Matched is not just a love story, but a story of realization; of awakening, and this is what makes the book a definite must read! While it’s appalling to think of a time when the government makes every little decision for you, I do not think it’s an utterly unreasonable notion. In fact, there are countries where this is closer to reality than anyone would really like to admit. Seeing Cassia move from someone who completely trusts in the only life she’s ever known to realizing how much control The Society actually has and despising it is probably the best part of the entire story. Cassia is extremely believable, there really is nothing extra special about her. Everything that she comes to know and understand throughout the book seems to follow a natural process of observing and thinking through. This is so refreshing and enjoyable – as usually the hero or heroine has qualities about them that that cause them to stand out in some way or another or give them an extra edge. I actually feel the same way about Ky, while he has figured out how to play The Society’s game, up until near the end of the book, it was all about not standing out, about being safe, and being basically invisible. I do believe he and Cassia are opposites in that while she has never known another life, he has had a taste of what freedom might look like. His personality and character as a whole are just as equally believable as Cassia’s. I cannot wait to see how their relationship unfolds, but even more than that, I can’t wait to see what major rifts they cause within the Society.
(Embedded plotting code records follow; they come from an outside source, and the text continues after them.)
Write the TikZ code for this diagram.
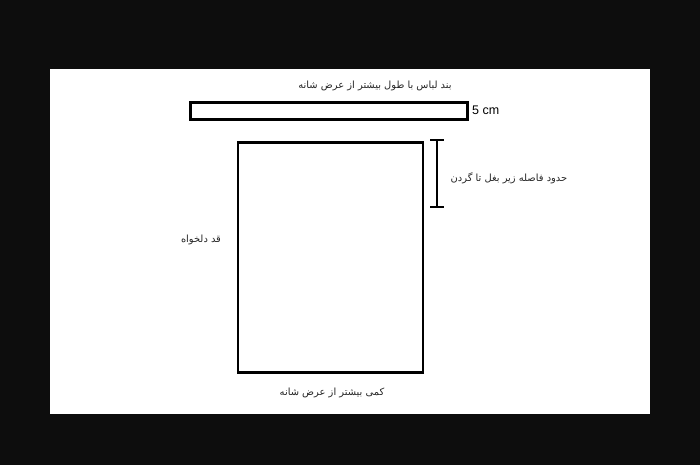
\documentclass[tikz,border=0pt]{standalone}
\usepackage{fontspec}
\setmainfont{Liberation Sans}
\newfontfamily\arabicfont[Script=Arabic]{DejaVu Sans}
\TeXXeTstate=1
\begin{document}
\begin{tikzpicture}[x=1pt,y=-1pt,
  fa/.style={font=\arabicfont\fontsize{9.9}{12}\selectfont, inner sep=0pt, text=black!85},
  box/.style={draw=black, line width=2.9pt},
  bar/.style={draw=black, line width=2.6pt}]
\fill[black!95] (0,0) rectangle (700,465);
\useasboundingbox (0,0) rectangle (700,465);
\fill[white] (50,69) rectangle (650,414);
\node[box, minimum width=277pt, minimum height=17pt, inner sep=0pt, anchor=north west] (band) at (189,101) {};
\node[box, minimum width=185pt, minimum height=230pt, inner sep=0pt, anchor=north west] (body) at (236.5,141) {};
\node[fa] (toplabel) at (375,86) {\beginR بند لباس با طول بیشتر از عرض شانه\endR};
\node[font=\fontsize{12.5}{14}\selectfont, inner sep=0pt, anchor=west] (cm) at (472,110) {5 cm};
\coordinate (itop) at (437,140);
\coordinate (ibot) at (437,207);
\draw[bar] (itop) -- (ibot);
\draw[bar] ([xshift=-7pt]itop) -- ([xshift=7pt]itop);
\draw[bar] ([xshift=-7pt]ibot) -- ([xshift=7pt]ibot);
\node[fa] (side) at (509,178) {\beginR حدود فاصله زیر بغل تا گردن\endR};
\node[fa] (left) at (201,240) {\beginR قد دلخواه\endR};
\node[fa] (bottom) at (332,393) {\beginR کمی بیشتر از عرض شانه\endR};
\end{tikzpicture}
\end{document}
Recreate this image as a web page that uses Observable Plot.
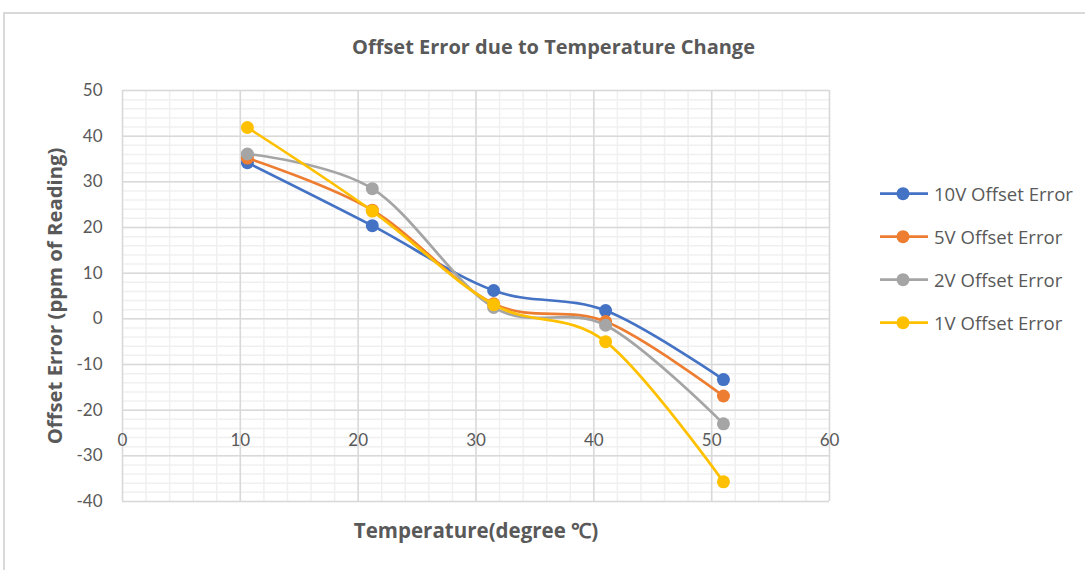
<!DOCTYPE html>
<html>
<head>
<meta charset="utf-8">
<script src="https://cdn.jsdelivr.net/npm/d3@7"></script>
<script src="https://cdn.jsdelivr.net/npm/@observablehq/plot@0.6"></script>
<style>
  body { margin: 0; background: #fff; font-family: "Open Sans", Lato, sans-serif; }
  #wrap { position: relative; width: 1085px; height: 570px; overflow: hidden; background: #fff; }
  #frame { position: absolute; left: 3px; top: 12px; width: 1200px; height: 700px; border: 2px solid #d9d9d9; box-sizing: border-box; }
  #title { position: absolute; top: 47px; left: 553.5px; transform: translate(-50%, -50%); white-space: nowrap;
           font-weight: bold; color: #595959; line-height: 1; }
  #legend { position: absolute; left: 880px; top: 0; }
  .item { position: absolute; left: 0; display: flex; align-items: center; white-space: nowrap;
          color: #595959; transform: translateY(-50%); line-height: 1; }
  .item svg { margin-right: 6px; }
  #chart { position: absolute; left: 0; top: 0; }
</style>
</head>
<body>
<div id="wrap">
  <div id="frame"></div>
  <div id="chart"></div>
  <div id="title"></div>
  <div id="legend"></div>
</div>
<script>
// ---- data ----
const titleText = "Offset Error due to Temperature Change";
const xTitle = "Temperature(degree \u2103)";
const yTitle = "Offset Error (ppm of Reading)";
const temperature = [10.6, 21.2, 31.5, 41.0, 51.0];
const seriesNames = ["10V Offset Error", "5V Offset Error", "2V Offset Error", "1V Offset Error"];
const err10V = [34.2, 20.4, 6.2, 1.8, -13.3];
const err5V  = [35.2, 23.8, 3.3, -0.6, -16.9];
const err2V  = [36.1, 28.5, 2.5, -1.4, -23.0];
const err1V  = [41.9, 23.6, 3.1, -5.0, -35.7];
const seriesColors = ["#4472C4", "#ED7D31", "#A5A5A5", "#FFC000"];
const xTicks = [0, 10, 20, 30, 40, 50, 60];
const yTicks = [-40, -30, -20, -10, 0, 10, 20, 30, 40, 50];
const xMinorTicks = d3.range(0, 61, 2);
const yMinorTicks = d3.range(-40, 51, 2);
const xAxisCross = -20;

// ---- table ----
const values = [err10V, err5V, err2V, err1V];
const data = [];
seriesNames.forEach((s, i) => {
  temperature.forEach((t, j) => data.push({ series: s, temperature: t, value: values[i][j] }));
});

const textColor = "#595959";
const fam = "'Open Sans'";
const ctx = document.createElement("canvas").getContext("2d");
function fitSize(text, weight, target) {
  ctx.font = `${weight} 100px ${fam}`;
  return 100 * target / ctx.measureText(text).width;
}
const titleSize = fitSize(titleText, "bold", 403);
const xTitleSize = fitSize(xTitle, "bold", 245);
const yTitleSize = fitSize(yTitle, "bold", 297);
const legendSize = fitSize(seriesNames[0], "normal", 139);

const chart = Plot.plot({
  width: 1085,
  height: 570,
  marginLeft: 122,
  marginRight: 256,
  marginTop: 90,
  marginBottom: 69,
  style: { fontFamily: "Lato, 'Open Sans', sans-serif", background: "transparent", overflow: "visible" },
  x: { domain: [0, 60], axis: null },
  y: { domain: [-40, 50], axis: null },
  color: { domain: seriesNames, range: seriesColors },
  marks: [
    Plot.gridX(xMinorTicks, { stroke: "#f0f0f0", strokeOpacity: 1, strokeWidth: 1.5 }),
    Plot.gridY(yMinorTicks, { stroke: "#f0f0f0", strokeOpacity: 1, strokeWidth: 1.5 }),
    Plot.gridX(xTicks, { stroke: "#d9d9d9", strokeOpacity: 1, strokeWidth: 1.5 }),
    Plot.gridY(yTicks, { stroke: "#d9d9d9", strokeOpacity: 1, strokeWidth: 1.5 }),
    Plot.axisY(yTicks, { tickSize: 0, tickPadding: 20, fontSize: 17, color: textColor, label: null, tickFormat: d => String(d) }),
    Plot.text(xTicks, { x: d => d, y: () => xAxisCross, dy: 30, text: d => String(d), fontSize: 17, fill: textColor }),
    Plot.text([yTitle], { frameAnchor: "left", textAnchor: "middle", lineAnchor: "middle", rotate: -90, dx: -67, text: d => d,
      fontSize: yTitleSize, fontWeight: "bold", fill: textColor, fontFamily: fam }),
    Plot.text([xTitle], { frameAnchor: "bottom", textAnchor: "middle", lineAnchor: "middle", dy: 30, text: d => d,
      fontSize: xTitleSize, fontWeight: "bold", fill: textColor, fontFamily: fam }),
    ...seriesNames.flatMap(s => [
      Plot.line(data.filter(d => d.series === s), { x: "temperature", y: "value", stroke: "series", strokeWidth: 2.7, curve: "cardinal" }),
      Plot.dot(data.filter(d => d.series === s), { x: "temperature", y: "value", fill: "series", r: 6.5, stroke: "none" })
    ])
  ]
});
document.getElementById("chart").appendChild(chart);
const titleEl = document.getElementById("title");
titleEl.textContent = titleText;
titleEl.style.fontSize = titleSize + "px";

// legend
const legendY = [194, 237, 280, 323];
const legend = document.getElementById("legend");
seriesNames.forEach((s, i) => {
  const div = document.createElement("div");
  div.className = "item";
  div.style.top = legendY[i] + "px";
  div.style.fontSize = legendSize + "px";
  div.innerHTML = `<svg width="48" height="16"><line x1="0" x2="48" y1="8" y2="8" stroke="${seriesColors[i]}" stroke-width="2.7"/><circle cx="23" cy="8" r="6.5" fill="${seriesColors[i]}"/></svg><span>${s}</span>`;
  legend.appendChild(div);
});
</script>
</body>
</html>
I do wish I could have gotten to know Xander a bit more. Or maybe not. I already felt bad enough for him, getting to know him more might have made it worse. To that thought, I also felt that Xander was way too good. There was not enough edge to him, he seemed to almost lack emotion. But then again, maybe this is exactly right, with a society that makes all decisions for you – maybe one would lack emotions. But still – due to some stuff at the end of the book I have reason to believe there was a lot of depth that could have been added to his character. I really ramped up the gaming scene between him and Ky in my head (as it was unfolding). I was sort of viewing it from a “who’s the better man” perspective. I was entirely wrong about the scene, but I guess I was just looking for the real Xander to come out. While he may not have known what was going on between Cassia and Ky, he did know something wasn’t exactly right with Cassia. I was thinking this scene was going to reveal that somewhere inside he DID know what was going on. Anyway – even when he did figure things out, he did not react in a way I felt someone who is suppose to be competitive and possibly in love would react. This makes me think that maybe there is more to Xander than he even knows just yet. I do hope there are good things for him in the future books.